I took the “milk,” some fruits, vegetables and eggs to the checkout counter where the women work. It’s up front that I’m treated with smiles and friendly chitchat. It doesn’t matter that I reply in English. The young woman before me is talking just to talk. Like the men filling the shelves, she has her own chant, her own rhythm. She smiles and lists each item I’m buying aloud (at least that’s what I think she’s doing), scans them, and then shows me the register screen for the total. Cash only of course, which is the case with most of the shops and restaurants in my neighborhood.
As she takes my money she thanks me and bows. I do the same because I feel I should. When she hands me my change she thanks me, smiles, and bows again. Again, I do the same.
I found this grocery store quite by accident a few days ago. It’s in the working class neighborhood of East Higashiyama, in Kyoto, Japan, which I am calling home for the short term. Just beyond the hillside is the artsy, posh, international district of Okazaki, where most clerks speak English and the neighborhoods are lined with museums, galleries, retail stores, coffee shops and expensive hostels and hotels. Walking through Okazaki, I see people like me — American, German or Dutch, most of them tourists entering and leaving hotels and establishments.
But in my neighborhood, children play on the streets. Little girls wear shades of pink with ribbons in their hair, while the boys are dressed in blue, neat as a pin. Wild cats lounge on porches and in the alleys. Around the corner, during the day, the man who makes tatami mats leaves the doors of his small workshop open to get fresh air. Zen gardens fill small porches while others have mini shrines. Bikes rest in covered but unlocked garages. Recycling bags are placed neatly on the sidewalk under a net to keep the birds out.
Walking, I pass the vending machine full of juices and waters and an unassuming storefront I believe to be a bar (it has a Guinness sign by the door). I pass the bicycle shop that seems always closed, before arriving at my retirement center.
I’ve dubbed the place a “retirement center” because I’ve never seen or met anyone here that isn’t elderly. The building itself sits on a hillside filled with bamboo, plumeria, ginkgo and pine trees. To get to the fifth floor, where I “live,” I walk up what seem like 1,000 steep steps. Every day when I come home tired from walking and exploring I wonder how my geriatric neighbors manage.

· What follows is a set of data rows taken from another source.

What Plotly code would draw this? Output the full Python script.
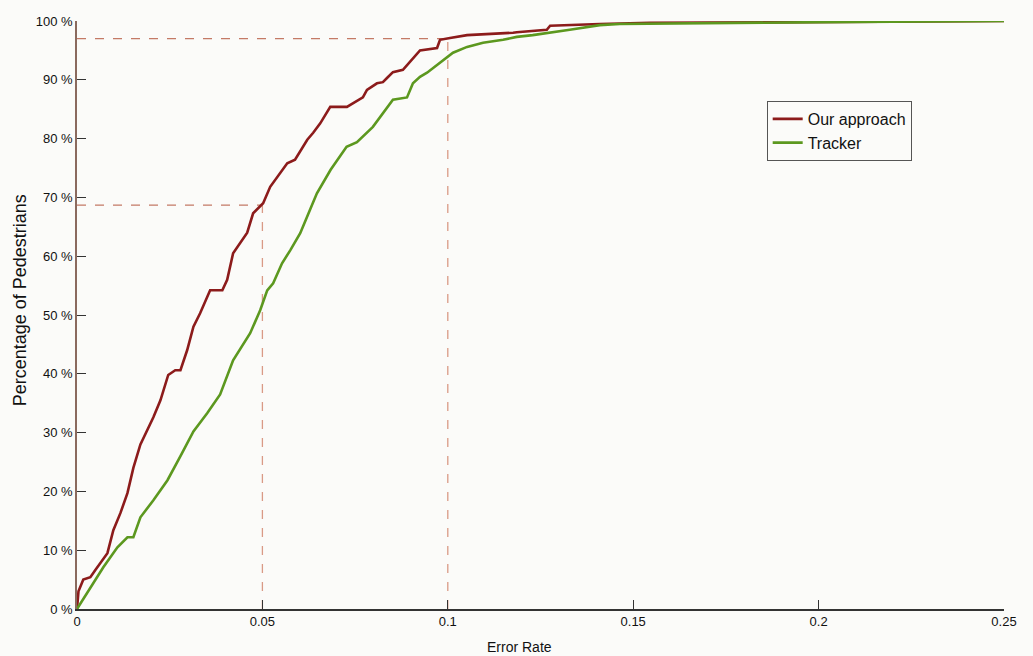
import plotly.graph_objects as go

# Cumulative share of pedestrians (%) whose error rate is at most x
ours_err = [0, 0.0004, 0.0017, 0.0036, 0.0049, 0.0068, 0.0082, 0.0098, 0.0117, 0.0136,
            0.0152, 0.0171, 0.0190, 0.0206, 0.0225, 0.0246, 0.0265, 0.0279, 0.0297, 0.0314,
            0.0332, 0.0359, 0.0392, 0.0405, 0.0421, 0.0446, 0.0459, 0.0475, 0.0494, 0.0502,
            0.0521, 0.0567, 0.0588, 0.0621, 0.0637, 0.0656, 0.0683, 0.0728, 0.0771, 0.0782,
            0.0809, 0.0825, 0.0836, 0.0852, 0.0879, 0.0898, 0.0925, 0.0971, 0.0979, 0.1006,
            0.1052, 0.1176, 0.1186, 0.1267, 0.1276, 0.1410, 0.1545, 0.1949, 0.25]
ours_pct = [0, 3, 5, 5.4, 6.6, 8.3, 9.5, 13.4, 16.3, 19.7,
            24, 28, 30.4, 32.6, 35.5, 39.8, 40.6, 40.6, 44, 48,
            50.3, 54.2, 54.2, 56, 60.5, 62.8, 64, 67.3, 68.5, 69,
            71.8, 75.8, 76.4, 79.8, 81, 82.6, 85.4, 85.4, 87, 88.3,
            89.4, 89.6, 90.3, 91.3, 91.7, 93, 95, 95.4, 96.8, 97.1,
            97.6, 98, 98.1, 98.5, 99.2, 99.5, 99.7, 99.8, 100]

tracker_err = [0, 0.0036, 0.0071, 0.0109, 0.0136, 0.0152, 0.0171, 0.0206, 0.0244, 0.0279,
               0.0314, 0.0351, 0.0386, 0.0421, 0.0467, 0.0494, 0.0513, 0.0529, 0.0553, 0.0575,
               0.0602, 0.0629, 0.0647, 0.0684, 0.0727, 0.0755, 0.0798, 0.0852, 0.0890, 0.0906,
               0.0925, 0.0944, 0.0979, 0.1014, 0.1052, 0.1095, 0.1149, 0.1186, 0.1229, 0.1276,
               0.1329, 0.1410, 0.1464, 0.20, 0.25]
tracker_pct = [0, 3.7, 7.1, 10.5, 12.2, 12.2, 15.6, 18.5, 21.9, 26,
               30.2, 33.3, 36.5, 42.3, 46.9, 50.8, 54.2, 55.4, 58.8, 61,
               63.9, 68, 70.7, 74.7, 78.6, 79.4, 82, 86.6, 87, 89.4,
               90.5, 91.2, 92.9, 94.6, 95.6, 96.3, 96.8, 97.3, 97.6, 98,
               98.5, 99.3, 99.5, 99.8, 100]

# Reference readings marked with dashed guides: (error rate, percentage)
guides = [(0.05, 68.7), (0.1, 97)]

x_ticks = [0, 0.05, 0.1, 0.15, 0.2, 0.25]
x_tick_text = ["0", "0.05", "0.1", "0.15", "0.2", "0.25"]
y_ticks = list(range(0, 101, 10))
y_tick_text = [f"{v} %" for v in y_ticks]

RED = "#8c1b1b"
GREEN = "#5c981f"
FONT = "Liberation Sans Narrow, Arial Narrow, Liberation Sans, Arial, sans-serif"

fig = go.Figure()
fig.add_trace(go.Scatter(x=ours_err, y=ours_pct, mode="lines", name="Our approach",
                         line=dict(color=RED, width=2.6)))
fig.add_trace(go.Scatter(x=tracker_err, y=tracker_pct, mode="lines", name="Tracker",
                         line=dict(color=GREEN, width=2.6)))

shapes = []
for gx, gy in guides:
    shapes.append(dict(type="line", xref="x", yref="y", x0=0, x1=gx, y0=gy, y1=gy,
                       line=dict(color="#c47a66", width=1.3, dash="dash"), layer="below"))
    shapes.append(dict(type="line", xref="x", yref="y", x0=gx, x1=gx, y0=0, y1=gy,
                       line=dict(color="#d99a86", width=1.3, dash="dash"), layer="below"))

fig.update_layout(
    width=1033, height=656,
    margin=dict(l=77, r=29, t=21, b=47),
    paper_bgcolor="#fbfbf9",
    plot_bgcolor="#fbfbf9",
    font=dict(family=FONT, size=13, color="#222"),
    shapes=shapes,
    showlegend=True,
    legend=dict(x=0.744, y=0.864, xanchor="left", yanchor="top",
                bgcolor="rgba(255,255,255,0)", bordercolor="#555", borderwidth=1,
                font=dict(family=FONT, size=16, color="#111"),
                itemwidth=30, tracegroupgap=0),
    annotations=[
        dict(text="Error Rate", x=(519 - 77) / 927, y=-0.048, xref="paper", yref="paper",
             xanchor="center", yanchor="top", showarrow=False,
             font=dict(family=FONT, size=14, color="#111")),
        dict(text="Percentage of Pedestrians", x=-0.0615, y=0.525, xref="paper", yref="paper",
             textangle=-90, xanchor="center", yanchor="middle", showarrow=False,
             font=dict(family="Liberation Sans, Arial, sans-serif", size=18, color="#111")),
    ],
)
fig.update_xaxes(range=[0, 0.25], tickvals=x_ticks, ticktext=x_tick_text,
                 showgrid=False, zeroline=False, showline=True, linecolor="#333", linewidth=1.5,
                 ticks="inside", ticklen=9, tickcolor="#333",
                 tickfont=dict(family=FONT, size=13, color="#111"))
fig.update_yaxes(range=[0, 100], tickvals=y_ticks, ticktext=y_tick_text,
                 showgrid=False, zeroline=False, showline=True, linecolor="#8a6a5e", linewidth=1.5,
                 ticks="inside", ticklen=9, tickcolor="#333",
                 tickfont=dict(family=FONT, size=13, color="#111"))

fig.write_html("out.html")
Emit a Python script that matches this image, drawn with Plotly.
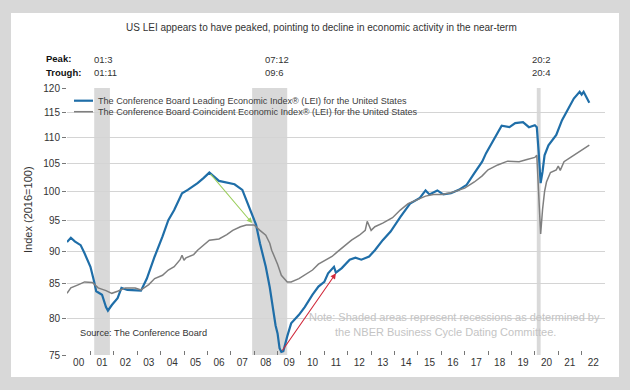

Just this morning, when I left for the train to visit the craft market at the Chion-ji Temple, I saw two old women resting on a bench outside my door. One was my neighbor. They were laughing and chatting but bowed their heads when they noticed me, said hello. My neighbor, who I’ve noticed is awake even before I am is usually sweeping the walkway or tending to her potted plants. She also likes to talk. And like the young woman behind the checkout stand, she doesn’t care that I can’t understand or reply. She just points at plants and other things, smiles, talks and talks and talks and bows. I’ve wondered if she’s trying to tell me where I should visit or walk, but realize I’ll never know. It’s all so lost in the translations of smiles, finger pointing and bows.
Steps, steepness and all, I like it here. It’s not cool, posh or even remotely hip. Tucked away in the trees, it’s both peaceful and quiet. The quiet is something I relish. Much as I like exploring cities, towns and the like, I’m increasingly fond of silence and stillness. In the evening, lying in bed, all I hear outside my little retirement center is the sound of the wind rustling the leaves of the trees outside my balcony. And it lulls me to sleep.